How has the COVID-19 crisis changed the way humans think about the world, and what can we as advertisers and agencies do to remain effective in a shifting landscape?
This was the area of focus as Geoffrey Beattie, psychology professor and author, joined EffWorks Global 2020 recently for a virtual chat.
Humanity for millennia has prided itself on its ability to stifle threats. We’ve learned that a healthy lifestyle reduces our risk to diseases, while adhering to a moral code protects our social fabric. We soothe ourselves with a balm of perceived control.
Then COVID-19 came along.
The extend of the crisis was at first slow to reveal itself. News reports of a new virus in Wuhan began to surface, but it was a problem both geographically and experientially separated from our everyday.
Then the articles became more concerning. Reporting soon moved from intrigue and conjecture to something more urgent and foreboding. Friends and families started discussing this ‘novel coronavirus’. The language of fear began to bite.
It was at this point, argues Beattie, that we started to shift towards System 1 thinking; that impulsive, instinctive, automatic and unconscious brand of brain activity.

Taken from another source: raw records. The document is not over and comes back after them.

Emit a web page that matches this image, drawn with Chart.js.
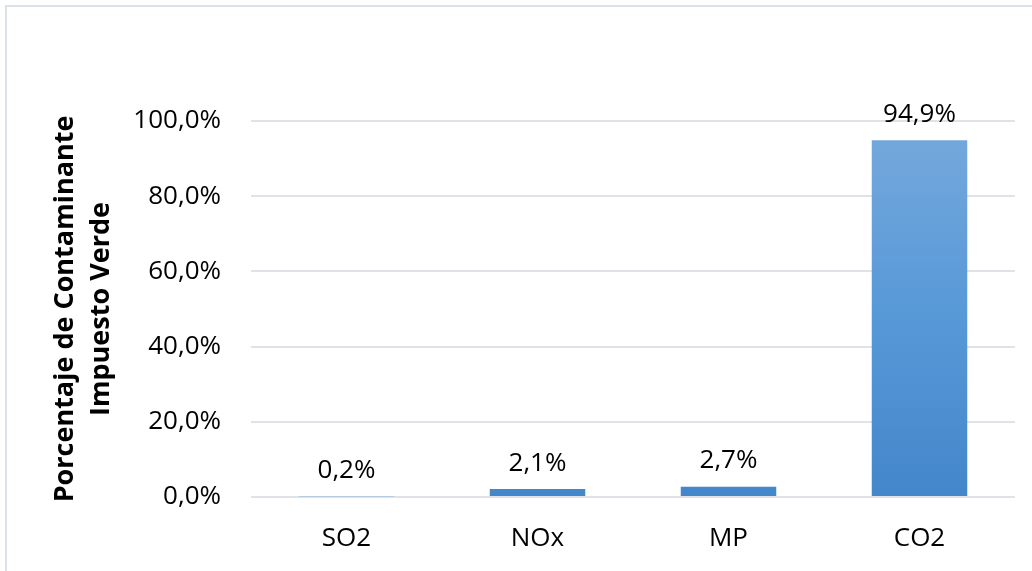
<!DOCTYPE html>
<html>
<head>
<meta charset="utf-8">
<script src="https://cdn.jsdelivr.net/npm/chart.js@4.4.1/dist/chart.umd.min.js"></script>
<style>
  html, body { margin: 0; padding: 0; background: #ffffff; }
  #wrap { position: relative; width: 1032px; height: 571px; overflow: hidden; }
  #frame { position: absolute; left: 5px; top: 5px; width: 1100px; height: 700px;
           border-top: 2px solid #dde1e8; border-left: 2px solid #dde1e8; }
  #c { position: absolute; left: 0; top: 0; }
</style>
</head>
<body>
<div id="wrap">
  <div id="frame"></div>
  <canvas id="c" width="1032" height="571"></canvas>
</div>
<script>
const categories = ['SO2', 'NOx', 'MP', 'CO2'];
const values = [0.2, 2.1, 2.7, 94.9];
const valueLabels = ['0,2%', '2,1%', '2,7%', '94,9%'];
const yTicks = [0, 20, 40, 60, 80, 100];
const yTitle = ['Porcentaje de Contaminante', 'Impuesto Verde'];

const FONT = "'Open Sans', 'Liberation Sans', sans-serif";

function fmtPct(v) {
  return v.toFixed(1).replace('.', ',') + '%';
}

const labelPlugin = {
  id: 'valueLabels',
  afterDatasetsDraw(chart) {
    const ctx = chart.ctx;
    const meta = chart.getDatasetMeta(0);
    ctx.save();
    ctx.font = "26px " + FONT;
    ctx.fillStyle = '#000000';
    ctx.textAlign = 'center';
    ctx.textBaseline = 'middle';
    meta.data.forEach((bar, i) => {
      ctx.fillText(valueLabels[i], bar.x, bar.y - 26);
    });
    ctx.restore();
  }
};

new Chart(document.getElementById('c'), {
  type: 'bar',
  data: {
    labels: categories,
    datasets: [{
      data: values,
      backgroundColor(context) {
        const { chart } = context;
        const area = chart.chartArea;
        if (!area) return '#5b9bd5';
        const g = chart.ctx.createLinearGradient(0, area.top, 0, area.bottom);
        g.addColorStop(0, '#76a9dc');
        g.addColorStop(0.5, '#5899d8');
        g.addColorStop(1, '#4386ca');
        return g;
      },
      borderWidth: 0,
      barPercentage: 0.5,
      categoryPercentage: 1.0
    }]
  },
  options: {
    responsive: false,
    animation: false,
    events: [],
    layout: { padding: { left: 47, top: 121, right: 17, bottom: 0 } },
    plugins: {
      legend: { display: false },
      tooltip: { enabled: false }
    },
    scales: {
      x: {
        grid: { display: false, drawTicks: false },
        border: { display: false },
        ticks: {
          color: '#000000',
          font: { family: FONT, size: 26 },
          padding: 26
        },
        afterFit(scale) { scale.height = 74; }
      },
      y: {
        min: 0,
        max: 100,
        afterBuildTicks(scale) {
          scale.ticks = yTicks.map(v => ({ value: v }));
        },
        grid: { color: '#dfe3e8', lineWidth: 2, drawTicks: false },
        border: { display: false },
        ticks: {
          color: '#000000',
          font: { family: FONT, size: 26 },
          padding: 30,
          callback: (v) => fmtPct(v)
        },
        title: {
          display: true,
          text: yTitle,
          color: '#000000',
          font: { family: FONT, size: 27, weight: 'bold', lineHeight: 1.333 },
          padding: 0
        },
        afterFit(scale) { scale.width = 204; }
      }
    }
  },
  plugins: [labelPlugin]
});
</script>
</body>
</html>
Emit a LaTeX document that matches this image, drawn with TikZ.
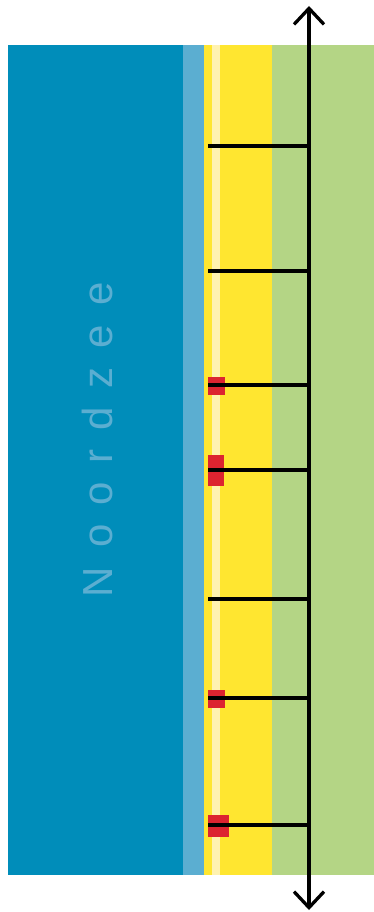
\documentclass[tikz,border=0pt]{standalone}
\usepackage{fontspec}
\usetikzlibrary{arrows.meta}
\newfontfamily\seafont[LetterSpace=45]{Liberation Sans}
\definecolor{sea}{RGB}{0,141,186}
\definecolor{surf}{RGB}{91,174,209}
\definecolor{sand}{RGB}{255,230,48}
\definecolor{wetsand}{RGB}{255,242,176}
\definecolor{dune}{RGB}{180,213,133}
\definecolor{marker}{RGB}{220,36,48}
\tikzset{
  zone/.style={fill=#1,draw=none},
  raai/.style={draw=black,line width=3.3pt},
  axis/.style={draw=black,line width=3.3pt,{Straight Barb[length=16pt,width=30pt]}-{Straight Barb[length=16pt,width=30pt]}},
  meetpunt/.style={fill=marker,draw=none}
}
\begin{document}
\begin{tikzpicture}[x=1pt,y=-1pt]
\path[use as bounding box] (0,0) rectangle (374,912);
\path[fill=white] (0,0) rectangle (374,912);
% strips of the coast, sea to dunes
\path[zone=sea] (8,45) rectangle (183,875);
\path[zone=surf] (183,45) rectangle (204,875);
\path[zone=sand] (204,45) rectangle (272,875);
\path[zone=wetsand] (212,45) rectangle (220,875);
\path[zone=dune] (272,45) rectangle (374,875);
\node[inner sep=0pt,outer sep=0pt,anchor=west,rotate=90,text=surf,font=\seafont\fontsize{42}{50}\selectfont] (noordzee) at (97,597) {Noordzee};
% markers
\path[meetpunt] (208,377) rectangle (225,395);
\path[meetpunt] (208,455) rectangle (224,486);
\path[meetpunt] (208,690) rectangle (225,708);
\path[meetpunt] (208,815) rectangle (229,837);
% axis and transects
\coordinate (top) at (309,6);
\coordinate (bottom) at (309,910);
\draw[axis] (bottom) -- (top);
\foreach \y [count=\i] in {146,271,385,470,599,698,825} {
  \coordinate (r\i) at (208,\y);
  \draw[raai] (r\i) -- (309,\y);
}
\end{tikzpicture}
\end{document}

Meanwhile, confronted by an increasingly chaotic set of circumstances nobody had experienced before, the system 2 part of our brains – the domain of more controlled, considered and conscious thinking – became depleted. We simply couldn’t make sense of what was happening.
We became more vigilant, living in a state of constant alertness as lockdown ensued and cases exploded. Fear, anxiety and confusion reigned down as mixed government messaging and powerful, emotional imaging latched on to our thought-processes.
People on ventilators; families unable to say goodbye to loved ones; mass redundancies; the supposedly ‘indiscriminate’ nature of the disease: the stories we heard all coalesced into one formidable, alien threat.
Alas, survival mode inevitably kicked in, with any mix of denial, defensive avoidance, reactance, anger and blaming of ‘the other’ now a daily occurrence for many. Trying to move beyond this has been tough. Scarper
And yet, according to Beattie, the nature of COVID-19 has also roused within us a host of positive behavioural traits.
Faced with social isolation and persistent uncertainty, many of us have started to reconsider our fundamental values. We see the sacrifices being made by frontline workers, communities coming together to support the most vulnerable, and strangers reaching out to other strangers.
And perhaps most importantly when we look at the bigger picture, it’s forced us to re-evaluate the future we want as a planet and species.
In a suddenly topsy turvy world where trivial objects can suddenly be lifesaving while things we used to see as safe and comforting are now a threat, we crave one thing above all else: the retrieval of control.
As Beattie observes, we feel disempowered – and this has only been exacerbated by the onset of a second wave. Despite all the struggle and suffering we’ve gone through, it wasn’t enough; the virus returned – and with it, feelings of disconnection, isolation, anxiety, boredom and helplessness.
This is the challenge facing us as advertisers and agencies.
Beattie posits that to overcome it, we need to introduce and enhance new positive emotional images. The campaigns we deliver should attempt to shift people away from the state of constant vigilance and alertness to one of exploratory attention; a move that would consequently provide the mental conditions for more sustained consideration and understanding.
To achieve this, we need to create powerful new metaphors (think ‘Just Do It’, or ‘It gives you wings’) in our communications that, as Marcel Danessi, a professor in semiotics, states, “tap into the emerging narrative, not only intentionally, but honestly… and with a conscience.”
According to Danessi, messaging needs to be rooted in the context and relevant to an identifiable narrative storyline, which is far from easy to detect in a fragmented digital world of memes, viral videos and fake news, granted.
Yet, with COVID, climate change and social justice movements all intersecting to create, in Danessi’s words, a “meta-pandemic”, it’s becoming increasingly clear that 2020 is the year where ‘life must change.’ This is something that feels tangible; something we can work with.
The impact of the metaphors we create within this narrative can be strengthened through a combination of nostalgia, irony, humour and spontaneity – cognitive triggers that all have the capacity to lighten the mood in a crisis, argues Beattie.
Familiar music, images of families or friends and other stimuli that tethers us to a sense of structure and control are also effective, while nods to individuality can be impactful as a means of renewing the sense of selfhood many have lost in these difficult times. The exact complexion of your strategy will depend on your brand.
However, one thing we must all provide is hope – hope that a better future is within our power. We must lead authentically and sensitively, reaching as many people as we can along the way with media strategies informed by insight.
Ultimately, the extent of our success will depend on how brave we want to be, and how consistent we are in our actions. We must listen, engage, and remember what connects us to the people we’re trying to reach: our humanity.